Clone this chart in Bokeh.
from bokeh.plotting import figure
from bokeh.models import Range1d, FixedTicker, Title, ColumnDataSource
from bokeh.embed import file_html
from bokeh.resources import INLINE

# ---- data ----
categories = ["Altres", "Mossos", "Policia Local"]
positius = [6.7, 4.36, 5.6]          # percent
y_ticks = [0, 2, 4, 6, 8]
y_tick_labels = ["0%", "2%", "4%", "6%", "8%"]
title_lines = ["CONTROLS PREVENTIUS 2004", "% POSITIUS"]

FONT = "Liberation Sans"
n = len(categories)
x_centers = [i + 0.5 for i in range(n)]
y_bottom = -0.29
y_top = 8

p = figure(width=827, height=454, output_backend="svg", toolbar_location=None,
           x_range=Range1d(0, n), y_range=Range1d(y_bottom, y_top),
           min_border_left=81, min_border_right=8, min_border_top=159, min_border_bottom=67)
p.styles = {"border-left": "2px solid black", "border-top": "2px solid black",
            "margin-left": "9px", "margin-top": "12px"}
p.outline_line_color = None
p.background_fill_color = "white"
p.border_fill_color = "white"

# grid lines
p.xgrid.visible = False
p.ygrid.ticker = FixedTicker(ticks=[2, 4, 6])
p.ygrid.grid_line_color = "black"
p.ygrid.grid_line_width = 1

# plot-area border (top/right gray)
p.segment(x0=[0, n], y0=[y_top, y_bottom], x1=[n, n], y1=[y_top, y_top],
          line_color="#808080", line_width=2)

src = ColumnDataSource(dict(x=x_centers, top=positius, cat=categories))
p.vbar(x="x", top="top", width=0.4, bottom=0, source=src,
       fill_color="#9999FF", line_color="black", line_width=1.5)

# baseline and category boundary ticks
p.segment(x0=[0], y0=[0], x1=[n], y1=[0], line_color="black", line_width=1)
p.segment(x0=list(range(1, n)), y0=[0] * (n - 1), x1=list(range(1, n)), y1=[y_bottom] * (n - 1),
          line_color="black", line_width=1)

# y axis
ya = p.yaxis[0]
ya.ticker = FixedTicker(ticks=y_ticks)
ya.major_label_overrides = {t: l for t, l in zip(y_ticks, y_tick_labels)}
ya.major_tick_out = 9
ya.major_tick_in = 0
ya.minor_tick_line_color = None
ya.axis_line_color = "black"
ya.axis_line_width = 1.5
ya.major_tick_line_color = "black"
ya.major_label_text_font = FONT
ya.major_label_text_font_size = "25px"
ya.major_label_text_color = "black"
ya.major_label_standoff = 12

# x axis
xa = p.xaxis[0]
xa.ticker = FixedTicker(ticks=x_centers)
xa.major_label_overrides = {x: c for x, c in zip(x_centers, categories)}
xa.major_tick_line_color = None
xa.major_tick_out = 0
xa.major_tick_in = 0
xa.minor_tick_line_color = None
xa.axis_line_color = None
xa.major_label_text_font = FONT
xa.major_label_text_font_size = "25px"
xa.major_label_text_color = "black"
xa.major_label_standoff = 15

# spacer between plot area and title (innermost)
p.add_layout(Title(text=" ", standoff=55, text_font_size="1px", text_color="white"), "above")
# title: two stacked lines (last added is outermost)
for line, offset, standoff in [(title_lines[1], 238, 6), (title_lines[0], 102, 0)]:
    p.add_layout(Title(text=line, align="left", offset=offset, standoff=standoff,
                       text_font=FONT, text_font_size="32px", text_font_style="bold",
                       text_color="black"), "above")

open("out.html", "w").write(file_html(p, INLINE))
________
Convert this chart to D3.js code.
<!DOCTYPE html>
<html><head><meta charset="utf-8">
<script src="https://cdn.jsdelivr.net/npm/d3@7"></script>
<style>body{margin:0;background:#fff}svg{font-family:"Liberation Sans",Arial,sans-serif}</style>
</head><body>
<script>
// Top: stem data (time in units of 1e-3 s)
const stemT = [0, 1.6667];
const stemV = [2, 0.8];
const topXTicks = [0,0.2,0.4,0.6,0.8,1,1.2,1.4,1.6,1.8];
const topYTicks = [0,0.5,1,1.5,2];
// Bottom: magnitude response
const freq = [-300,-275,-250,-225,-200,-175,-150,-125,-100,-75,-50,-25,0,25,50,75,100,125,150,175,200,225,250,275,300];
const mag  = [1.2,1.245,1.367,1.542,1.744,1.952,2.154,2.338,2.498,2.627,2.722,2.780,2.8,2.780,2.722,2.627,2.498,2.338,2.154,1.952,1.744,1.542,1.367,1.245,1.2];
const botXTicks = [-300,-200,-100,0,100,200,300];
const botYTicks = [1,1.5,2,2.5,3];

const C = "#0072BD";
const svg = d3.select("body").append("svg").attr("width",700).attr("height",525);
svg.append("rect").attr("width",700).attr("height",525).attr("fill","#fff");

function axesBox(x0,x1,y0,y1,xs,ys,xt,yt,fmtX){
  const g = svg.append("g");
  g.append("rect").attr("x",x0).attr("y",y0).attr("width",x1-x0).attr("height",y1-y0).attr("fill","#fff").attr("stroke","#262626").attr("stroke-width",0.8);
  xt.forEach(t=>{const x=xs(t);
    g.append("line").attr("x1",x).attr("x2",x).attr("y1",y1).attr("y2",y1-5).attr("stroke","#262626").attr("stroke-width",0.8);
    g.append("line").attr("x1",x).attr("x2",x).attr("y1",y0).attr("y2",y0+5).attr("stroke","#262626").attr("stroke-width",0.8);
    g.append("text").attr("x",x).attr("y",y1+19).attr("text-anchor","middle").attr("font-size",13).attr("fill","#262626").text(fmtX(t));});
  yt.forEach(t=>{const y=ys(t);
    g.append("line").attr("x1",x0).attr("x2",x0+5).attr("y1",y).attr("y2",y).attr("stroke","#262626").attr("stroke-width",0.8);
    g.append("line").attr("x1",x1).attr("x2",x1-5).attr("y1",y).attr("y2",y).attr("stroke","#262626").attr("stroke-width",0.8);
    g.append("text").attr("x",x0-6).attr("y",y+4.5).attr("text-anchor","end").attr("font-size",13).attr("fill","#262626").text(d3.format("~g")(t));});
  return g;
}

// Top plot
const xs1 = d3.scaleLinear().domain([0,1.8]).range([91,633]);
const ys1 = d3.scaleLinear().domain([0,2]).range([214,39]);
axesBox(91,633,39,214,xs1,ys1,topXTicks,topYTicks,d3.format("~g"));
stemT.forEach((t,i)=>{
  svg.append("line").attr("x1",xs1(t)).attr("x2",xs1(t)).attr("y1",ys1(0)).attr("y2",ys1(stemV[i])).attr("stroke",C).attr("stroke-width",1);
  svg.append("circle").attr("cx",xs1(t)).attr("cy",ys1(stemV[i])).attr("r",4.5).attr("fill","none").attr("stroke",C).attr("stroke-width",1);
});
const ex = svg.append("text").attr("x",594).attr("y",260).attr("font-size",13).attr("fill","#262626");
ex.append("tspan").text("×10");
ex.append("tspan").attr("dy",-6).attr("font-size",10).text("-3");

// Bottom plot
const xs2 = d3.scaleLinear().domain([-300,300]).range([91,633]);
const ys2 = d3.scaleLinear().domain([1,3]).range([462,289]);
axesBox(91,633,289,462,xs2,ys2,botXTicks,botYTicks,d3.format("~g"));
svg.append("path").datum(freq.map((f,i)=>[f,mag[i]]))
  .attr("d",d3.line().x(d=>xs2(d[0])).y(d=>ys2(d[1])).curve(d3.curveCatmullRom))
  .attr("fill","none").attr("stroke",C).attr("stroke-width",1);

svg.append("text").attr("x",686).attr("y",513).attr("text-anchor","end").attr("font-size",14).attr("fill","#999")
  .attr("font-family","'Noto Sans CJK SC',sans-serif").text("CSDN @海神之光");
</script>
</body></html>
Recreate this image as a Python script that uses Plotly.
________
▸ **DIRECTIONS**: Using the entries above, give again exactly the lines from the line holding "Clone this chart in Bokeh." through the line holding "p.ygrid.grid_line_width = 1". Include both end lines and nothing else.

▸ **SOLVED PROBLEM**:
Clone this chart in Bokeh.
from bokeh.plotting import figure
from bokeh.models import Range1d, FixedTicker, Title, ColumnDataSource
from bokeh.embed import file_html
from bokeh.resources import INLINE

# ---- data ----
categories = ["Altres", "Mossos", "Policia Local"]
positius = [6.7, 4.36, 5.6]          # percent
y_ticks = [0, 2, 4, 6, 8]
y_tick_labels = ["0%", "2%", "4%", "6%", "8%"]
title_lines = ["CONTROLS PREVENTIUS 2004", "% POSITIUS"]

FONT = "Liberation Sans"
n = len(categories)
x_centers = [i + 0.5 for i in range(n)]
y_bottom = -0.29
y_top = 8

p = figure(width=827, height=454, output_backend="svg", toolbar_location=None,
           x_range=Range1d(0, n), y_range=Range1d(y_bottom, y_top),
           min_border_left=81, min_border_right=8, min_border_top=159, min_border_bottom=67)
p.styles = {"border-left": "2px solid black", "border-top": "2px solid black",
            "margin-left": "9px", "margin-top": "12px"}
p.outline_line_color = None
p.background_fill_color = "white"
p.border_fill_color = "white"

# grid lines
p.xgrid.visible = False
p.ygrid.ticker = FixedTicker(ticks=[2, 4, 6])
p.ygrid.grid_line_color = "black"
p.ygrid.grid_line_width = 1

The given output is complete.